How information supports changing tides in agriculture

Information is absolutely vital in supporting all of the above changes in farming. With good information farmers can learn about new techniques, effective farming, correct farm inputs, new agricultural policies, new agricultural inputs, new crop varieties, climate change mitigation and more.

Not long ago, information on used to only reach the farmer via the traditional extension worker which resulted in a wide gap in dissemination of farmer related information. The Kenyan media has been quick to identify this gap and has aired farmer related programmes on TV and radio. But despite the presence of such programmes in mainstream media, mass media means of communication is one way and has limited or no feedback from farmers. It also tends to be too general and less focused.

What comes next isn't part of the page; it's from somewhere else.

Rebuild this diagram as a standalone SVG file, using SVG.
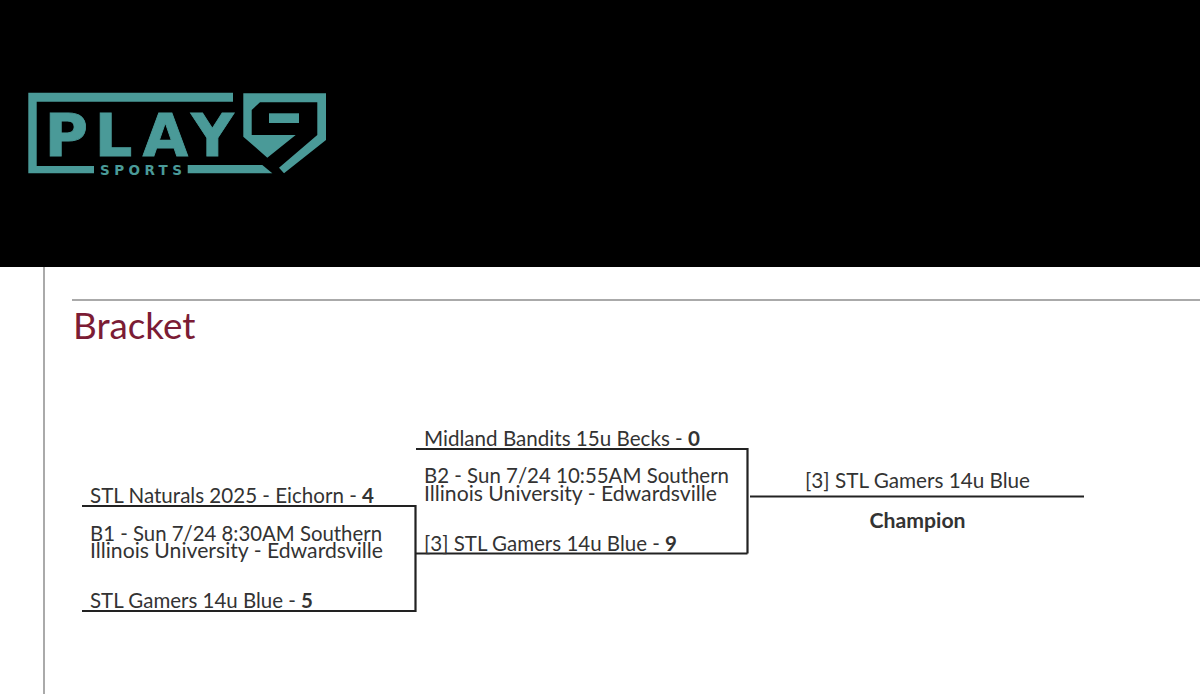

As luck would have it Kenyan farmers now have a new agricultural information platform at their disposal; WeFarm. WeFarm is available in any mobile device that supports short message service, SMS and online via Farmers can ask questions and receive answers back from other farmers, creating a flexible system that is relevant for each individual’s unique farming situation.

Now, with WeFarm, and the determination of farmers across Kenya, I am hopeful that we will continue to feed our population, and the rest of the world.